Why Is Learner Analysis Important?

As L&D professionals, it is time to take a scientific approach towards training as compared to ad hoc training practices that do not yield positive results. After all, isn’t that what an L&D team really has to do? To understand the underlying habits of learners and fine tune it? How else can you scientifically understand what your learners like and fine tune—if it isn’t for learner analysis and behavioral studies?

Learner analysis at an organization-wide level is important, and collecting the data to perform the analysis is what aids in the development of human capital.

These are some of the most fundamental things an L&D has to focus on, and the answers needed to solve organization-wide questions will arise from here.

In the field of learner behavior analysis, people have gone as far as to understand what time of the day most of their employees access the LMS! Is it in the mornings? Is it in the afternoons? Do they even access it at all? Knowing the answers to such questions helps in developing a scientific approach to training. It isn’t ad hoc anymore, and the data used is true and reliable, allowing you to approach the problem with the maximum probability of success. Isn’t that better than shooting in the dark?

2019 should be about the year of scientific approaches, and as L&D professionals whose primary focus is to ensure employee development, understanding your learners is very important. Bringing us to the next part of the problem—how do you collect the needed data?

Collecting this information, using traditional practices, requires excessive efforts and dedication. Especially, when the same can be achieved in a much simpler way with less time and efforts involved, leaving the L&D team with more time and ability to devise solutions.

Luckily, the eLearning space has always strived to push forward the boundaries of progression. As L&D professionals, there are numerous tools at your disposal. From Learning Management Systems with an xAPI to intelligent tutoring systems with the eye-tracking feature, there is a myriad of tools available.

In most cases (90%), the information needed is simple. An LMS with xAPI or eye-tracking is not even needed. At such a basic level, even a modern LMS can solve most of your L&D woes, as long as it has the ability to track and recover the information you need. And what information do you really need? Again, in most cases, it is as simple as:

  • Completion rates of courses and which ones they are.
  • Who the most pro-active learners in your organization are.
  • What your learners want to learn.
  • Why they want to learn it.
  • Where they are facing difficulties.
  • What their strengths and weaknesses are.
  • Who the best fit is for a certain task.

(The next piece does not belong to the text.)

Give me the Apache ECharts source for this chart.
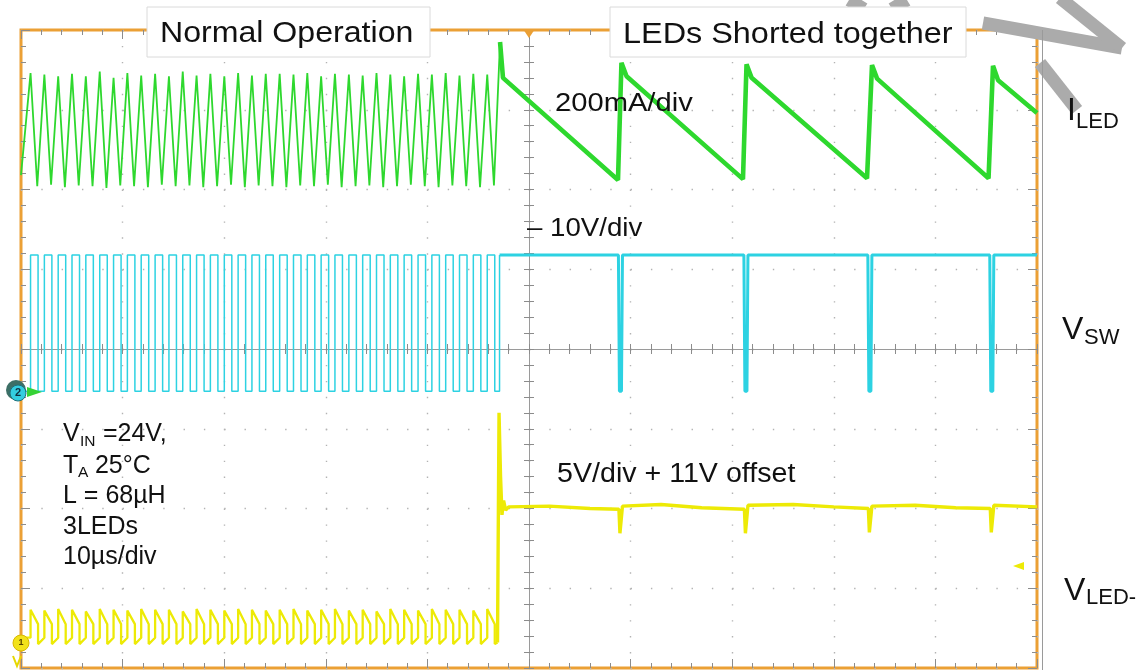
<!DOCTYPE html>
<html><head><meta charset="utf-8">
<script src="https://cdn.jsdelivr.net/npm/echarts@6/dist/echarts.min.js"></script>
<style>html,body{margin:0;padding:0;background:#fff}#c{width:1138px;height:670px}</style>
</head><body><div id="c"></div>
<script>
// ---- Axis ranges (time in µs, 10 µs/div, trigger at 0; vertical in divisions) ----
const xRange = [-50, 50];
const yRange = [-4, 4];

// ---- Normal operation: switching instants (µs) ----
const cycleT = [-49.06,-47.70,-46.34,-44.98,-43.62,-42.25,-40.89,-39.53,-38.17,-36.80,-35.44,-34.08,-32.72,-31.36,-29.99,-28.63,-27.27,-25.91,-24.54,-23.18,-21.82,-20.46,-19.10,-17.73,-16.37,-15.01,-13.65,-12.29,-10.92,-9.56,-8.20,-6.84,-5.48,-4.11];
const swFallT = [-48.32,-46.96,-45.60,-44.24,-42.88,-41.51,-40.15,-38.79,-37.43,-36.06,-34.70,-33.34,-31.98,-30.62,-29.25,-27.89,-26.53,-25.17,-23.80,-22.44,-21.08,-19.72,-18.36,-16.99,-15.63,-14.27,-12.91,-11.55,-10.18,-8.82,-7.46,-6.10,-4.74,-3.37];

// I_LED (green), divisions
const iledStart = [-50, 2.18];
const iledPeakV = [3.46,3.44,3.42,3.45,3.42,3.48,3.40,3.46,3.43,3.45,3.42,3.48,3.43,3.45,3.42,3.46,3.43,3.45,3.45,3.44,3.46,3.42,3.45,3.44,3.43,3.46,3.44,3.42,3.45,3.44,3.46,3.43,3.45,3.44];
const iledTroughT = [-48.40,-47.04,-45.68,-44.32,-42.96,-41.59,-40.23,-38.87,-37.51,-36.14,-34.78,-33.42,-32.06,-30.70,-29.33,-27.97,-26.61,-25.25,-23.88,-22.52,-21.16,-19.80,-18.44,-17.07,-15.71,-14.35,-12.99,-11.63,-10.26,-8.90,-7.54,-6.18,-4.82,-3.45];
const iledTroughV = [2.04,2.06,2.03,2.05,2.04,2.02,2.05,2.04,2.03,2.06,2.04,2.05,2.03,2.04,2.06,2.03,2.05,2.04,2.03,2.05,2.04,2.06,2.03,2.04,2.05,2.03,2.04,2.06,2.04,2.03,2.05,2.04,2.03,2.05];
// LEDs shorted
const iledShortT = [-2.85,-2.56,8.76,9.10,9.60,21.06,21.41,21.91,33.27,33.76,34.26,45.23,45.67,46.17,50];
const iledShortV = [3.85,3.40,2.12,3.59,3.42,2.13,3.57,3.40,2.14,3.56,3.39,2.14,3.55,3.37,2.96];

// V_SW (cyan), divisions
const swHighV = 1.18;
const swLowV = -0.53;
const swShortT = [-2.90,8.80,8.90,9.10,9.20,21.15,21.25,21.45,21.55,33.35,33.45,33.65,33.75,45.35,45.45,45.65,45.75,50];
const swShortV = [1.18,1.18,-0.53,-0.53,1.18,1.18,-0.53,-0.53,1.18,1.18,-0.53,-0.53,1.18,1.18,-0.53,-0.53,1.18,1.18];

// V_LED- (yellow), divisions
const vledPeakV = [-3.27,-3.28,-3.26,-3.27,-3.29,-3.26,-3.27,-3.28,-3.26,-3.27,-3.27,-3.29,-3.26,-3.27,-3.28,-3.26,-3.27,-3.28,-3.27,-3.26,-3.28,-3.27,-3.26,-3.28,-3.27,-3.29,-3.26,-3.27,-3.28,-3.26,-3.27,-3.27,-3.28,-3.26];
const vledMidV = -3.45;
const vledLowStartV = -3.70;
const vledLowEndV = -3.62;
const vledShortT = [-3.10,-2.95,-2.80,-2.66,-2.50,-2.30,-2.00,2.0,6.0,8.85,8.95,9.10,9.20,13.0,17.0,21.20,21.30,21.45,21.55,26.0,30.0,33.40,33.50,33.65,33.75,38.0,42.0,45.40,45.50,45.65,45.75,50];
const vledShortV = [-3.68,-0.80,-1.60,-2.08,-1.90,-2.02,-1.98,-1.97,-2.00,-2.01,-2.31,-2.31,-1.97,-1.95,-1.99,-2.01,-2.31,-2.31,-1.96,-1.95,-1.98,-2.00,-2.30,-2.30,-1.97,-1.96,-1.99,-2.00,-2.30,-2.30,-1.96,-1.98];

// ---- build series data from the arrays ----
const iledNormal = [iledStart];
for (let k = 0; k < cycleT.length; k++) {
  iledNormal.push([cycleT[k], iledPeakV[k]]);
  iledNormal.push([iledTroughT[k], iledTroughV[k]]);
}
iledNormal.push([iledShortT[0], iledShortV[0]]);
const iledShort = iledShortT.map((t, i) => [t, iledShortV[i]]);

const swNormal = [[xRange[0], swLowV]];
for (let k = 0; k < cycleT.length; k++) {
  swNormal.push([cycleT[k], swLowV], [cycleT[k], swHighV], [swFallT[k], swHighV], [swFallT[k], swLowV]);
}
swNormal.push([swShortT[0], swLowV], [swShortT[0], swHighV]);
const swShort = swShortT.map((t, i) => [t, swShortV[i]]);

const vledNormal = [[xRange[0], vledLowEndV]];
for (let k = 0; k < cycleT.length; k++) {
  vledNormal.push([cycleT[k], vledLowEndV], [cycleT[k], vledPeakV[k]], [swFallT[k], vledMidV], [swFallT[k], vledLowStartV]);
}
vledNormal.push([vledShortT[0], vledShortV[0]]);
const vledShort = vledShortT.map((t, i) => [t, vledShortV[i]]);

// ---- styling ----
const ORANGE = '#EBA035';
const GREEN = '#2ED82E';
const CYAN = '#2DD2E2';
const YELLOW = '#EDEA06';
const TICK = '#8c8c8c';
const FONT = "'Liberation Sans', Arial, sans-serif";

function xAxisDef(pos, onZero, inside, showLine, split) {
  return {
    type: 'value', min: xRange[0], max: xRange[1], interval: 10, position: pos,
    axisLine: { show: showLine, onZero: onZero, onZeroAxisIndex: 0, lineStyle: { color: '#9a9a9a', width: 1 } },
    axisTick: { show: true, inside: inside, length: onZero ? 5 : 9, lineStyle: { color: TICK, width: 1 } },
    minorTick: { show: true, splitNumber: 5, length: 5, lineStyle: { color: TICK, width: 1 } },
    axisLabel: { show: false },
    splitLine: { show: split, lineStyle: { color: '#b3b3b3', width: 1.4, type: [1.4, 14.55] } },
    minorSplitLine: { show: false }
  };
}
function yAxisDef(pos, onZero, inside, showLine, split) {
  return {
    type: 'value', min: yRange[0], max: yRange[1], interval: 1, position: pos,
    axisLine: { show: showLine, onZero: onZero, onZeroAxisIndex: 0, lineStyle: { color: '#9a9a9a', width: 1 } },
    axisTick: { show: true, inside: inside, length: onZero ? 5 : 9, lineStyle: { color: TICK, width: 1 } },
    minorTick: { show: true, splitNumber: 5, length: 5, lineStyle: { color: TICK, width: 1 } },
    axisLabel: { show: false },
    splitLine: { show: split, lineStyle: { color: '#b3b3b3', width: 1.4, type: [1.4, 18.92] } },
    minorSplitLine: { show: false }
  };
}

function txt(text, x, y, size, opts) {
  opts = opts || {};
  return {
    type: 'text', x: x, y: y, z: 101, scaleX: opts.sx || 1,
    style: { text: text, font: `${size}px ${FONT}`, fill: opts.fill || '#111', align: 'left', verticalAlign: 'middle' }
  };
}
function line(points, color, width, z) {
  return { type: 'polyline', z: z, shape: { points: points }, style: { stroke: color, lineWidth: width, fill: null } };
}

const chart = echarts.init(document.getElementById('c'), null, { renderer: 'canvas' });
chart.setOption({
  animation: false,
  backgroundColor: '#fff',
  grid: { left: 21, top: 30, width: 1016, height: 638, show: true, borderColor: ORANGE, borderWidth: 3, backgroundColor: '#fff', containLabel: false, outerBoundsMode: 'none' },
  xAxis: [
    xAxisDef('bottom', false, true, false, true),
    xAxisDef('top', false, true, false, false),
    xAxisDef('bottom', true, false, true, false),
    xAxisDef('top', true, false, false, false)
  ],
  yAxis: [
    yAxisDef('left', false, true, false, true),
    yAxisDef('right', false, true, false, false),
    yAxisDef('left', true, false, true, false),
    yAxisDef('right', true, false, false, false)
  ],
  series: [
    { name: 'VLED normal', type: 'line', data: vledNormal, showSymbol: false, lineStyle: { color: YELLOW, width: 2.3 }, z: 3 },
    { name: 'VLED short', type: 'line', data: vledShort, showSymbol: false, lineStyle: { color: YELLOW, width: 3.4 }, z: 3 },
    { name: 'VSW normal', type: 'line', data: swNormal, showSymbol: false, lineStyle: { color: CYAN, width: 1.5 }, z: 4 },
    { name: 'VSW short', type: 'line', data: swShort, showSymbol: false, lineStyle: { color: CYAN, width: 3 }, z: 4 },
    { name: 'ILED normal', type: 'line', data: iledNormal, showSymbol: false, lineStyle: { color: GREEN, width: 1.8 }, z: 5 },
    { name: 'ILED short', type: 'line', data: iledShort, showSymbol: false, lineStyle: { color: GREEN, width: 4.6 }, z: 5 }
  ],
  graphic: [
    // watermark fragments
    line([[849, 0], [864, 9]], '#ababab', 13, 99),
    line([[907, 0], [892, 9]], '#ababab', 13, 99),
    line([[983, 23], [1122, 48]], '#ababab', 13, 99),
    line([[1060, -2], [1122, 48]], '#ababab', 13, 99),
    line([[1040, 63], [1077, 110]], '#ababab', 13, 99),
    // screen edge
    line([[1042.5, 30], [1042.5, 670]], '#9a9a9a', 1, 99),
    // title boxes
    { type: 'rect', z: 100, shape: { x: 147, y: 7, width: 283, height: 50 }, style: { fill: '#fff', stroke: '#dadada', lineWidth: 1 } },
    { type: 'rect', z: 100, shape: { x: 610, y: 7, width: 356, height: 50 }, style: { fill: '#fff', stroke: '#dadada', lineWidth: 1 } },
    txt('Normal Operation', 160, 34, 30, { sx: 1.07 }),
    txt('LEDs Shorted together', 623, 34.5, 30, { sx: 1.08 }),
    txt('200mA/div', 555, 103.5, 26.5, { sx: 1.1 }),
    txt('\u2013 10V/div', 527, 229, 25.6, { sx: 1.08 }),
    txt('5V/div + 11V offset', 557, 475, 27, { sx: 1.06 }),
    // conditions block
    txt('V', 63, 434, 25), txt('IN', 80, 441.5, 15.5), txt(' =24V,', 96, 434, 25),
    txt('T', 63, 466, 25), txt('A', 78, 473, 15.5), txt(' 25\u00B0C', 88, 466, 25),
    txt('L = 68\u00B5H', 63, 496, 25),
    txt('3LEDs', 63, 527.5, 25),
    txt('10\u00B5s/div', 63, 557.5, 25),
    // right side trace names
    txt('I', 1067, 111.5, 32), txt('LED', 1076, 121.5, 22),
    txt('V', 1062, 330, 32), txt('SW', 1084, 338, 22),
    txt('V', 1064, 591.5, 32), txt('LED-', 1086, 598, 22),
    // trigger position marker (top)
    { type: 'polygon', z: 102, shape: { points: [[523, 29], [535, 29], [529, 38]] }, style: { fill: ORANGE } },
    // trigger level marker (yellow)
    { type: 'polygon', z: 102, shape: { points: [[1013, 566], [1024, 562], [1024, 570]] }, style: { fill: YELLOW } },
    // channel 2 marker
    { type: 'circle', z: 102, shape: { cx: 16, cy: 390, r: 10 }, style: { fill: '#3d6f66' } },
    { type: 'circle', z: 103, shape: { cx: 18, cy: 393, r: 8 }, style: { fill: '#33cde0', stroke: '#1f6f7a', lineWidth: 1 } },
    { type: 'text', z: 104, x: 18, y: 393, style: { text: '2', font: `bold 11px ${FONT}`, fill: '#103040', align: 'center', verticalAlign: 'middle' } },
    { type: 'polygon', z: 102, shape: { points: [[27, 387], [42, 392], [27, 397]] }, style: { fill: '#35d235' } },
    // channel 1 marker
    { type: 'circle', z: 102, shape: { cx: 21, cy: 643, r: 8 }, style: { fill: '#f2e21a', stroke: '#d9b800', lineWidth: 1 } },
    { type: 'text', z: 103, x: 21, y: 643, style: { text: '1', font: `bold 9px ${FONT}`, fill: '#554400', align: 'center', verticalAlign: 'middle' } },
    line([[13, 656], [17, 666], [21, 656]], '#e6d800', 2, 102)
  ]
});
</script>
</body></html>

With access to such information and the ability to automate training, your ability to reach out and engage with learners increases. Shooting in the dark becomes a thing of the past. Decisions are informed and well planned—they are based on reliable data. Your training starts witnessing increased success and learners are motivated to train as well.

Furthermore, these tools are only being improved with time to aid your function of being an L&D professional, a corporate trainer, or someone with the responsibility of improving human capital development, whatever your role is.

However, some L&D professionals still do not acknowledge the importance of learner analysis. In a time where consumer purchase decisions and presidential elections are won based on analysis and fine-tuning of the human psyche using data, learner analysis is important. Think of Learning and Development as an investment towards improving human resource, and you are in charge of it.

Collecting information on the internal customers of an organization is as important as collecting information about your customers.

The L&D process is not as straightforward as some of the other organization-wide functions like sales, operations, finance, HR, and so on. The L&D function has to be performed with absolute precision, understanding, and reason.

When you talk about the L&D department, you are literally talking about an investment made by an organization towards developing their most vital resource—human resource. And the agents entrusted with fulfilling this are you.